Six miles in we started ascending a ridge snaking its way along the border of the La Gartia Wilderness. I glanced over my shoulders many times over the next mile, each time met by an anxious but determined glare, until we finally reached the highest point of the segment at 12,785 feet.
I could tell Esther was shaken up and I quickly found a flat-ish place for us to have lunch and decompress. Overall I was happy, she had overcome her fear and got passed one of the hardest ridges on the trail, the feeling wasn’t mutual.
Over a lunch of tofu hotdogs, we discussed what we had just hiked, and the hike to come both that day and over the next month.
While she admitted to having gotten over the ridge without an overwhelming amount of fear for our current predicament her fear of the unknown to come was eating her up.
In my intellectual manner, I proceeded to show her how we could read the topographical maps and see how precipitous the trails to come would be.
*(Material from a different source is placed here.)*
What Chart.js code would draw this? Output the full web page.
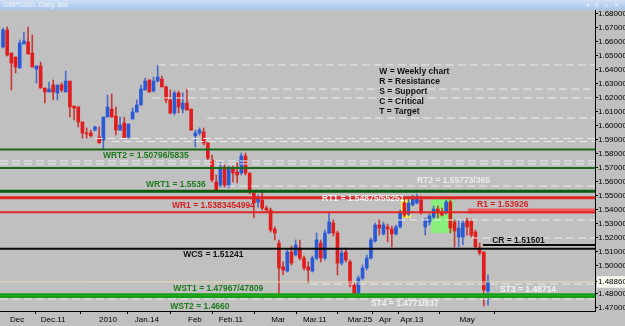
<!DOCTYPE html>
<html><head><meta charset="utf-8">
<script src="https://cdn.jsdelivr.net/npm/chart.js@4/dist/chart.umd.min.js"></script>
<style>
html,body{margin:0;padding:0;background:#c0c0c0;overflow:hidden;width:625px;height:326px;}
#bar{position:absolute;left:0;top:0;width:625px;height:10px;background:linear-gradient(#cfe0f6,#a6c4ea);font:7px "Liberation Sans",Arial,sans-serif;color:#eef4fc;line-height:10px;}
#bar .t{position:absolute;left:3px;top:0;}
#bar .b{position:absolute;right:4px;top:0;letter-spacing:2px;font-family:"DejaVu Sans";font-size:6px;}
#wrap{position:absolute;left:0;top:10px;width:625px;height:316px;}
</style></head><body>
<div id="bar"><span class="t">GBP/USD, Daily, Bid</span><span class="b">▾ ‡ ▫ ✕</span></div>
<div id="wrap"><canvas id="c" width="625" height="316"></canvas></div>
<script>
// ---- candle data (daily GBP/USD) ----
const opens = [1.6564,1.6686,1.6521,1.6493,1.6414,1.6586,1.6600,1.6521,1.6407,1.6429,
1.6271,1.6243,1.6293,1.6236,1.6293,1.6243,1.6321,1.6143,1.6136,1.6029,
1.5950,1.5950,1.5971,1.5921,1.5900,1.6064,1.6121,1.6071,1.5971,1.6021,
1.5921,1.6050,1.6100,1.6150,1.6257,1.6329,1.6250,1.6321,1.6336,1.6279,
1.6186,1.6093,1.6236,1.6121,1.6164,1.6121,1.5929,1.5950,1.5957,1.5879,
1.5757,1.5600,1.5579,1.5707,1.5571,1.5700,1.5671,1.5664,1.5786,1.5664,
1.5521,1.5457,1.5471,1.5414,1.5400,1.5264,1.5164,1.4993,1.4964,1.5100,
1.5079,1.5129,1.5057,1.4993,1.4964,1.5057,1.5164,1.5057,1.5236,1.5307,
1.5236,1.5021,1.5100,1.5029,1.4864,1.4807,1.4914,1.4986,1.5057,1.5179,
1.5293,1.5229,1.5279,1.5264,1.5229,1.5279,1.5450,1.5371,1.5436,1.5450,
1.5471,1.5279,1.5314,1.5350,1.5407,1.5386,1.5379,1.5457,1.5314,1.5207,
1.5207,1.5321,1.5321,1.5243,1.5129,1.5100,1.4821];
const highs = [1.6700,1.6707,1.6521,1.6493,1.6614,1.6671,1.6707,1.6650,1.6429,1.6457,
1.6271,1.6314,1.6329,1.6293,1.6307,1.6393,1.6321,1.6143,1.6136,1.6029,
1.5986,1.5971,1.6000,1.5993,1.6064,1.6221,1.6229,1.6136,1.6064,1.6064,
1.6014,1.6129,1.6186,1.6293,1.6343,1.6329,1.6350,1.6436,1.6357,1.6286,
1.6257,1.6250,1.6250,1.6236,1.6264,1.6121,1.5971,1.5986,1.5986,1.5879,
1.5793,1.5650,1.5743,1.5721,1.5714,1.5714,1.5736,1.5807,1.5807,1.5664,
1.5536,1.5507,1.5529,1.5429,1.5414,1.5279,1.5186,1.5029,1.5114,1.5143,
1.5186,1.5186,1.5071,1.5029,1.5071,1.5236,1.5186,1.5257,1.5379,1.5329,
1.5250,1.5129,1.5129,1.5043,1.4879,1.4929,1.5007,1.5079,1.5200,1.5307,
1.5329,1.5314,1.5300,1.5286,1.5293,1.5400,1.5479,1.5493,1.5507,1.5514,
1.5500,1.5343,1.5371,1.5429,1.5429,1.5414,1.5471,1.5471,1.5329,1.5329,
1.5329,1.5343,1.5336,1.5257,1.5164,1.5100,1.4936];
const lows = [1.6557,1.6500,1.6257,1.6379,1.6414,1.6586,1.6514,1.6421,1.6307,1.6271,
1.6164,1.6243,1.6186,1.6186,1.6243,1.6243,1.6064,1.6043,1.5993,1.5914,
1.5914,1.5921,1.5964,1.5879,1.5829,1.6064,1.6064,1.5936,1.5971,1.5914,
1.5914,1.6050,1.6100,1.6150,1.6257,1.6243,1.6243,1.6314,1.6279,1.6164,
1.6086,1.6079,1.6093,1.6093,1.6114,1.5971,1.5850,1.5936,1.5864,1.5757,
1.5600,1.5529,1.5564,1.5564,1.5557,1.5600,1.5593,1.5650,1.5650,1.5514,
1.5343,1.5421,1.5400,1.5386,1.5243,1.5186,1.4786,1.4936,1.4957,1.5007,
1.5071,1.5043,1.4971,1.4879,1.4957,1.5043,1.5029,1.5043,1.5229,1.5214,
1.4936,1.5007,1.5029,1.4850,1.4800,1.4800,1.4900,1.4971,1.5050,1.5171,
1.5221,1.5221,1.5171,1.5136,1.5221,1.5271,1.5350,1.5357,1.5429,1.5443,
1.5371,1.5221,1.5293,1.5336,1.5343,1.5357,1.5371,1.5236,1.5136,1.5136,
1.5150,1.5221,1.5200,1.5121,1.5079,1.4714,1.4721];
const closes = [1.6686,1.6507,1.6450,1.6421,1.6593,1.6607,1.6514,1.6421,1.6429,1.6271,
1.6243,1.6264,1.6243,1.6293,1.6257,1.6321,1.6136,1.6129,1.6029,1.5950,
1.5943,1.5929,1.5993,1.5879,1.6064,1.6136,1.6064,1.5971,1.6007,1.5914,
1.6014,1.6100,1.6150,1.6264,1.6321,1.6243,1.6321,1.6350,1.6279,1.6186,
1.6093,1.6236,1.6136,1.6164,1.6114,1.5971,1.5950,1.5971,1.5879,1.5771,
1.5614,1.5543,1.5707,1.5579,1.5700,1.5664,1.5650,1.5786,1.5664,1.5529,
1.5450,1.5479,1.5414,1.5400,1.5257,1.5236,1.4986,1.4971,1.5100,1.5021,
1.5150,1.5057,1.4986,1.4971,1.5057,1.5186,1.5057,1.5236,1.5314,1.5236,
1.5021,1.5093,1.5043,1.4864,1.4807,1.4914,1.4986,1.5057,1.5186,1.5293,
1.5271,1.5293,1.5264,1.5229,1.5279,1.5379,1.5364,1.5450,1.5486,1.5493,
1.5379,1.5329,1.5357,1.5407,1.5379,1.5364,1.5457,1.5271,1.5250,1.5271,
1.5307,1.5279,1.5221,1.5136,1.5093,1.4829,1.4886];

// ---- axis ticks ----
const xTickPos = [3.35, 12.0, 25.1, 34.4, 45.9, 54.5, 65.8, 74.6, 85.4, 91.4, 97.8, 111.0];
const xTickLabels = ['Dec','Dec.11','2010','Jan.14','Feb','Feb.11','Mar','Mar.11','Mar.25','Apr','Apr.13','May'];
const yTickValues = [1.68,1.67,1.66,1.65,1.64,1.63,1.62,1.61,1.60,1.59,1.58,1.57,1.56,1.55,1.54,1.53,1.52,1.51,1.50,1.48,1.47];
const bidPrice = 1.4886;

// ---- drawn levels (prices) and the bar index each starts from ----
const dashLevels = [1.6436,1.6264,1.6200,1.6057,1.5911,1.5889,1.5750,1.5729,1.5571,1.5329,1.5200,1.4871,1.4764];
const dashFrom   = [37,44,35.6,48.8,22,26,null,null,53.6,94.3,111.7,73.4,null];
const greenLevels = [1.5832,1.5700,1.5534];
const wst1Levels = [1.47967,1.47809];
const redLevels = [1.54875,1.53834];
const r1Level = 1.53926, r1From = 111.2;
const wcsLevel = 1.51241;
const crLevel = 1.51501, crFrom = 114.8;

// highlighted zones [fromIndex, toIndex, topPrice, bottomPrice]
const zoneYellow = [95.2, 97.6, 1.5486, 1.5343];
const zoneGreen = [102.4, 107.7, 1.5486, 1.5236];

const X_MIN = -0.72, X_MAX = 141.6, Y_MIN = 1.467857, Y_MAX = 1.682857;

const notes = [
  {t:'WRT2 = 1.50796/5835', x:23.9, y:1.5786, c:'#1f7a1f'},
  {t:'WRT1 = 1.5536', x:34.2, y:1.5579, c:'#1f7a1f'},
  {t:'WR1 = 1.5383454994', x:40.4, y:1.5429, c:'#d42222'},
  {t:'RT1 = 1.54875/55251', x:76.3, y:1.5479, c:'#f2f2f2'},
  {t:'RT2 = 1.55773/365', x:99.0, y:1.5607, c:'#ececec'},
  {t:'R1 = 1.53926', x:113.4, y:1.5436, c:'#d42222'},
  {t:'WCS = 1.51241', x:43.1, y:1.5079, c:'#111111'},
  {t:'CR = 1.51501', x:117.0, y:1.5179, c:'#111111'},
  {t:'WST1 = 1.47967/47809', x:40.7, y:1.4836, c:'#1f7a1f'},
  {t:'WST2 = 1.4660', x:40.0, y:1.4707, c:'#1f7a1f'},
  {t:'ST3 = 1.48714', x:118.9, y:1.4829, c:'#f2f2f2'},
  {t:'ST4 = 1.4771/837', x:88.0, y:1.4729, c:'#f2f2f2'},
  {t:'W = Weekly chart', x:90.0, y:1.6386, c:'#111111'},
  {t:'R = Resistance', x:90.0, y:1.6314, c:'#111111'},
  {t:'S = Support', x:90.0, y:1.6243, c:'#111111'},
  {t:'C = Critical', x:90.0, y:1.6171, c:'#111111'},
  {t:'T = Target', x:90.0, y:1.6100, c:'#111111'}
];

const UP = '#2a5ad6', DOWN = '#e01c1c', UPW = '#4a6cc8', DOWNW = '#c83a3a';
const idx = opens.map((_, i) => i);
const isUp = i => closes[i] >= opens[i];

function hline(price, from, color, width, dash) {
  return {type:'line', data:[{x: from == null ? X_MIN : from, y: price},{x: X_MAX, y: price}],
    borderColor: color, borderWidth: width, borderDash: dash || [], pointRadius: 0,
    order: 0, tension: 0, clip: false};
}

const datasets = [];
dashLevels.forEach((p, i) => datasets.push(hline(p, dashFrom[i], '#ececec', 1, [8,4])));
datasets.push(hline(bidPrice, null, '#e9dcae', 1));
datasets.push(hline(greenLevels[0], null, '#1a6a1a', 2));
datasets.push(hline(greenLevels[1], null, '#1a6a1a', 2));
datasets.push(hline(greenLevels[2], null, '#0e5a0e', 3));
wst1Levels.forEach(p => datasets.push(hline(p, null, '#14a014', 2.5)));
datasets.push(hline(redLevels[0], null, '#e02626', 3));
datasets.push(hline(redLevels[1], null, '#e02626', 2));
datasets.push(hline(r1Level, r1From, '#ee5a5a', 5));
datasets.push(hline(wcsLevel, null, '#0a0a0a', 2));
datasets.push(hline(crLevel, crFrom, '#0a0a0a', 2));

datasets.push({type:'bar', data: idx.map(i => ({x:i, y:[opens[i], closes[i]]})),
  backgroundColor: idx.map(i => isUp(i) ? UP : DOWN), barThickness: 3, minBarLength: 1,
  grouped: false, order: 2});
datasets.push({type:'bar', data: idx.map(i => ({x:i, y:[lows[i], highs[i]]})),
  backgroundColor: idx.map(i => isUp(i) ? UPW : DOWNW), barThickness: 1,
  grouped: false, order: 3});

const overlay = {
  id: 'overlay',
  beforeDatasetsDraw(chart) {
    const {ctx, scales:{x, y}} = chart;
    [[zoneYellow, '#f2ee4e'], [zoneGreen, '#88ee7c']].forEach(([z, col]) => {
      const x0 = x.getPixelForValue(z[0]), x1 = x.getPixelForValue(z[1]);
      const y0 = y.getPixelForValue(z[2]), y1 = y.getPixelForValue(z[3]);
      ctx.save(); ctx.fillStyle = col; ctx.fillRect(x0, y0, x1 - x0, y1 - y0); ctx.restore();
    });
  },
  afterDatasetsDraw(chart) {
    const {ctx, scales:{x, y}} = chart;
    ctx.save();
    ctx.font = 'bold 8.5px "Liberation Sans", Arial, sans-serif';
    ctx.textBaseline = 'middle'; ctx.textAlign = 'left';
    notes.forEach(n => { ctx.fillStyle = n.c; ctx.fillText(n.t, x.getPixelForValue(n.x), y.getPixelForValue(n.y)); });
    ctx.restore();
  }
};

new Chart(document.getElementById('c'), {
  type: 'bar',
  data: { datasets },
  options: {
    responsive: false, animation: false, events: [],
    layout: { padding: 0 },
    plugins: { legend: {display:false}, tooltip: {enabled:false}, title: {display:false} },
    scales: {
      x: {
        type: 'linear', min: X_MIN, max: X_MAX, offset: false,
        grid: { display: true, drawOnChartArea: false, drawTicks: true, tickLength: 3, color: '#000' },
        border: { display: true, color: '#000', width: 1 },
        ticks: { autoSkip: false, maxRotation: 0, padding: 1, color: '#000',
          font: { family: '"Liberation Sans", Arial, sans-serif', size: 8 },
          callback: (v, i) => xTickLabels[i] },
        afterBuildTicks: s => { s.ticks = xTickPos.map(v => ({value: v})); },
        afterFit: s => { s.height = 15; s.paddingLeft = 0; s.paddingRight = 0; }
      },
      y: {
        type: 'linear', position: 'right', min: Y_MIN, max: Y_MAX,
        grid: { display: true, drawOnChartArea: false, drawTicks: true, tickLength: 3, color: '#000' },
        border: { display: true, color: '#000', width: 1 },
        ticks: { autoSkip: false, padding: 0, color: '#000',
          font: { family: '"Liberation Sans", Arial, sans-serif', size: 8 },
          callback: v => v.toFixed(5),
          showLabelBackdrop: c => c.tick && Math.abs(c.tick.value - bidPrice) < 1e-6,
          backdropColor: '#f6f6ee', backdropPadding: {left: 1, right: 0, top: 1, bottom: 1} },
        afterBuildTicks: s => { s.ticks = yTickValues.concat([bidPrice]).map(v => ({value: v})); },
        afterFit: s => { s.width = 30; s.paddingTop = 0; s.paddingBottom = 0; }
      }
    }
  },
  plugins: [overlay]
});
</script>
</body></html>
This didn’t convince her. I told her we could turn back any time we hit a ridge too scary or hard. That did as much to make her feel better. We decided to go back to our original campsite to reevaluate our plan.
Over the next day, we decided to start our hike in Denver and work our way southbound toward Durango. The gradual start of that direction made Esther feel better and would allow us more time to acclimate. Waterton Canyon, the official northern terminus of the Colorado Trail, starts at 5,522 feet and in over 50 miles makes its way to 10,000 feet.
My hope is that easing into this gradual transition will make the challenges to come more bearable, and the promise of bighorn sheep lurking in the canyon excites me.